What do you think about the charge? Can any leave the circuit?

3. Jan 8, 2016

### **Mariam**

And I don't think the charge leaves the circuit.

So for capacitor 1: Q=3*3= 9C
And capacitor 2: Q=0
Total charge= 9C
And if they reach equillibrium the two charge distributes, but is it equal?why?

4. Jan 8, 2016

### jbriggs444

Right. Any current that flows to discharge the one capacitor charges the other one. The total charge is unchanged.
In the equilibrium state, no current is flowing. What does this tell you about the potential difference across the two capacitors?

5. Jan 8, 2016

### **Mariam**

Is potential difference 0?

6. Jan 8, 2016

### jbriggs444

I am speaking of the potential difference across each capacitor individually. One or both of those capacitors will be carrying a charge. The potential difference across a charged capacitor will not be zero.

7. Jan 11, 2016

### **Mariam**

Oh ok.

But I still don't get the question

8. Jan 11, 2016

### cnh1995

When the current is zero, what will be the net voltage in the circuit?

9. Jan 11, 2016

### **Mariam**

3 volts?

10. Jan 11, 2016

### cnh1995

This may be the final answer-voltage across each capacitor in steady state(edit:no this is not, I didn't read the question first!). What I mean by "net voltage" is the voltage responsible for circulating current. Since current is 0, net voltage would also be 0, wouldn't it? In fact, because the net voltage is 0, the current stops, doesn't it?

11. Jan 11, 2016

### jbriggs444

The voltage across the charged capacitor started at 3 volts before it was [partially] discharged into the uncharged capacitor. 3 volts cannot be correct for the resulting state after all the transients have settled out.

12. Jan 11, 2016

### **Mariam**

Ok, can I calculate the equivalence capacitance so it is : 21/10
And then by V=Q/C i find V=90/21?

Sorry but I am self-studying electricity for a coming exam and I don't understand circuits much.

13. Jan 11, 2016

### cnh1995

90/21? That turns out to be more than 4V. You had 3V initially. How would the voltage increase?

14. Jan 11, 2016

### **Mariam**

Well now I'm just clueless :/

15. Jan 11, 2016

### jbriggs444

You need to show your work, justify your steps and keep track of the units. The first problem is your computation of the equivalent capacitance. There are two problems with the stated result of 21/10.

1. No units are shown.
2. The stated result was computed based on an assumption that the capacitors are in series.

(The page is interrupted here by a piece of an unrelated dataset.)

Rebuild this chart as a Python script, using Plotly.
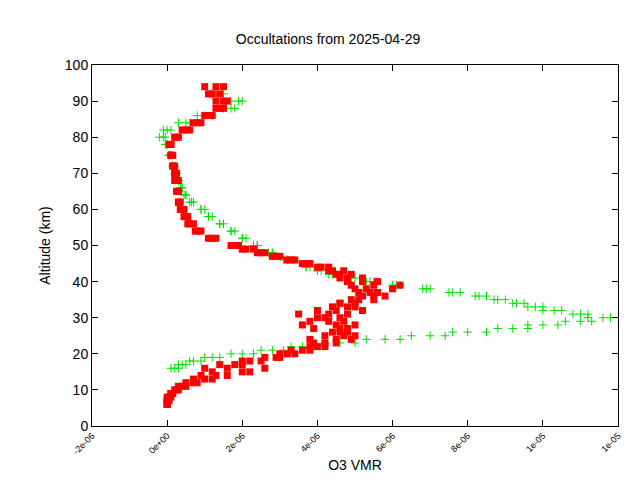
import plotly.graph_objects as go

# Green profiles (altitude km, O3 VMR)
g_alt = [16,17,18,19,20,21,22,23,24,25,26,27,28,29,30,31,32,33,34,35,36,37,38,39,40,41,42,43,44,46,48,50,52,54,56,58,60,62,64,66,68,70,72,75,78,80,82,84,86,88,90,92]
g_v1 = [0.2e-6,0.4e-6,0.7e-6,1.2e-6,2.0e-6,2.8e-6,3.6e-6,4.6e-6,5.8e-6,7.0e-6,8.0e-6,9.2e-6,1.0e-5,1.1e-5,1.18e-5,1.12e-5,1.05e-5,1.0e-5,9.5e-6,9.0e-6,8.5e-6,7.8e-6,7.0e-6,6.2e-6,5.5e-6,5.0e-6,4.5e-6,4.1e-6,3.8e-6,3.2e-6,2.8e-6,2.4e-6,2.1e-6,1.8e-6,1.5e-6,1.2e-6,1.0e-6,0.7e-6,0.5e-6,0.4e-6,0.3e-6,0.25e-6,0.2e-6,0.1e-6,0.0,-0.1e-6,-0.1e-6,0.3e-6,0.8e-6,1.5e-6,2.0e-6,1.5e-6]
g_v2 = [0.1e-6,0.3e-6,0.6e-6,1.0e-6,1.7e-6,2.5e-6,3.3e-6,4.2e-6,5.3e-6,6.5e-6,7.6e-6,8.8e-6,9.6e-6,1.06e-5,1.12e-5,1.08e-5,1.0e-5,9.6e-6,9.2e-6,8.7e-6,8.2e-6,7.5e-6,6.8e-6,6.0e-6,5.3e-6,4.8e-6,4.3e-6,4.0e-6,3.7e-6,3.1e-6,2.7e-6,2.3e-6,2.0e-6,1.7e-6,1.4e-6,1.1e-6,0.9e-6,0.6e-6,0.45e-6,0.35e-6,0.3e-6,0.25e-6,0.15e-6,0.05e-6,-0.05e-6,-0.2e-6,0.0,0.5e-6,1.0e-6,1.7e-6,1.9e-6,1.3e-6]
g_v3 = [0.3e-6,0.5e-6,0.9e-6,1.4e-6,2.3e-6,3.1e-6,3.9e-6,5.0e-6,6.2e-6,7.4e-6,8.5e-6,9.6e-6,1.04e-5,1.13e-5,1.16e-5,1.1e-5,1.03e-5,9.8e-6,9.3e-6,8.8e-6,8.3e-6,7.6e-6,6.9e-6,6.1e-6,5.4e-6,4.9e-6,4.4e-6,4.0e-6,3.7e-6,3.2e-6,2.8e-6,2.4e-6,2.0e-6,1.7e-6,1.4e-6,1.1e-6,0.9e-6,0.65e-6,0.5e-6,0.4e-6,0.3e-6,0.2e-6,0.15e-6,0.05e-6,0.0,-0.05e-6,0.1e-6,0.6e-6,1.2e-6,1.8e-6,1.7e-6,1.2e-6]

# Red profiles
r_alt = [6,7,8,9,10,11,12,13,14,15,16,17,18,19,20,21,22,23,24,25,26,27,28,29,30,31,32,33,34,35,36,37,38,39,40,41,42,43,44,45,46,47,48,49,50,52,54,56,58,60,62,65,68,70,72,75,78,80,82,84,86,88,90,92,94]
r_v1 = [0.0,0.0,0.05e-6,0.1e-6,0.2e-6,0.3e-6,0.5e-6,0.7e-6,0.9e-6,1.2e-6,1.6e-6,2.0e-6,2.5e-6,2.9e-6,3.2e-6,3.6e-6,4.0e-6,4.2e-6,4.5e-6,4.7e-6,4.8e-6,4.6e-6,4.5e-6,4.3e-6,4.2e-6,4.3e-6,4.5e-6,4.8e-6,5.0e-6,5.1e-6,5.2e-6,5.1e-6,5.0e-6,4.9e-6,4.8e-6,4.6e-6,4.5e-6,4.3e-6,4.0e-6,3.6e-6,3.2e-6,2.8e-6,2.5e-6,2.1e-6,1.8e-6,1.2e-6,0.8e-6,0.6e-6,0.5e-6,0.4e-6,0.3e-6,0.3e-6,0.25e-6,0.2e-6,0.15e-6,0.1e-6,0.1e-6,0.3e-6,0.5e-6,0.8e-6,1.0e-6,1.3e-6,1.3e-6,1.2e-6,1.0e-6]
r_v2 = [0.0,0.05e-6,0.1e-6,0.15e-6,0.3e-6,0.5e-6,0.8e-6,1.2e-6,1.6e-6,2.2e-6,2.6e-6,1.8e-6,2.2e-6,3.0e-6,3.4e-6,3.8e-6,4.2e-6,3.9e-6,3.8e-6,4.2e-6,4.4e-6,3.9e-6,3.6e-6,3.8e-6,4.0e-6,3.5e-6,4.0e-6,4.4e-6,4.6e-6,5.5e-6,5.8e-6,5.4e-6,6.0e-6,6.2e-6,5.6e-6,5.2e-6,4.9e-6,4.7e-6,4.3e-6,3.8e-6,3.4e-6,3.0e-6,2.6e-6,2.3e-6,1.9e-6,1.3e-6,0.9e-6,0.7e-6,0.55e-6,0.45e-6,0.35e-6,0.3e-6,0.3e-6,0.25e-6,0.2e-6,0.15e-6,0.1e-6,0.2e-6,0.4e-6,0.7e-6,1.2e-6,1.5e-6,1.6e-6,1.4e-6,1.5e-6]
r_v3 = [0.0,0.0,0.0,0.1e-6,0.25e-6,0.4e-6,0.7e-6,1.0e-6,1.3e-6,2.0e-6,1.0e-6,1.4e-6,2.0e-6,2.6e-6,3.0e-6,3.3e-6,3.8e-6,4.5e-6,4.9e-6,5.0e-6,4.6e-6,4.8e-6,5.0e-6,4.7e-6,4.6e-6,4.8e-6,5.2e-6,5.0e-6,4.6e-6,4.9e-6,5.5e-6,5.6e-6,5.3e-6,5.5e-6,5.2e-6,4.8e-6,4.6e-6,4.4e-6,4.1e-6,3.7e-6,3.3e-6,2.9e-6,2.4e-6,2.0e-6,1.7e-6,1.1e-6,0.75e-6,0.55e-6,0.45e-6,0.35e-6,0.3e-6,0.25e-6,0.2e-6,0.2e-6,0.15e-6,0.1e-6,0.05e-6,0.25e-6,0.6e-6,0.9e-6,1.1e-6,1.4e-6,1.5e-6,1.1e-6,1.3e-6]

x_ticks = [-2e-6, 0, 2e-6, 4e-6, 6e-6, 8e-6, 1e-5, 1.2e-5]
x_labels = ["-2e-06", "0e+00", "2e-06", "4e-06", "6e-06", "8e-06", "1e-05", "1e-05"]

fig = go.Figure()
for v in (g_v1, g_v2, g_v3):
    fig.add_trace(go.Scatter(x=v, y=g_alt, mode="markers", showlegend=False,
        marker=dict(symbol="cross-thin", size=6, line=dict(color="#00e000", width=1), color="#00e000")))
for v in (r_v1, r_v2, r_v3):
    fig.add_trace(go.Scatter(x=v, y=r_alt, mode="markers", showlegend=False,
        marker=dict(symbol="square", size=7, color="#ff0000")))

axis_common = dict(showline=True, linecolor="black", linewidth=1, mirror="ticks", automargin=False,
                   ticks="inside", ticklen=6, tickcolor="black", showgrid=False, zeroline=False)
fig.update_layout(
    width=640, height=480, plot_bgcolor="white", paper_bgcolor="white",
    margin=dict(l=84, r=30, t=57, b=62),
    font=dict(family="Liberation Sans, Arial", color="black"),
    title=dict(text="Occultations from 2025-04-29", x=0.5, xanchor="center", y=0.945, font=dict(size=14)),
    xaxis=dict(range=[-2e-6, 1.2e-5], tickvals=x_ticks, ticktext=x_labels, tickangle=-45,
               tickfont=dict(size=9), title=dict(text="O3 VMR", font=dict(size=14), standoff=4), **axis_common),
    yaxis=dict(range=[0, 100], dtick=10, tickfont=dict(size=14),
               title=dict(text="Altitude (km)", font=dict(size=14), standoff=10), **axis_common),
)
fig.write_html("out.html")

Edit: [removed an erroneous third complaint]

The capacitors are connected end to end. It is easy to imagine this as a series circuit from one point back around to the same point. But that picture does no good.

Instead, imagine one node on the positive side of the charged capacitor and the about-to-be-positive side of the uncharged capacitor. Now imagine a second node on the negative and about-to-be-negative side of the capacitors. The capacitors connect these two nodes in parallel.

16. Jan 11, 2016

### cnh1995

First, you need to understand what is happening. You have a capacitor of 3nF charged to 3V. It will have some charge Q and it will retain the charge unless any discharge path is provided.Now, you provided a discharge path to it through 7nF capacitor. What do you think will happen now? Draw the circuit and see.

17. Jan 11, 2016

### cnh1995

Yes, that will work, but with a little modification. Jbriggs444 has pointed out a flaw in your assumption.

18. Jan 11, 2016

### **Mariam**

19. Jan 11, 2016

### cnh1995

I can't see the image.

Last edited by a moderator: May 7, 2017
20. Jan 11, 2016

### cnh1995

Do you see what is happening during the discharge? What parameters will change and what will remain same?
Edit: I now can see the image. I think there's no discharge since battery is there.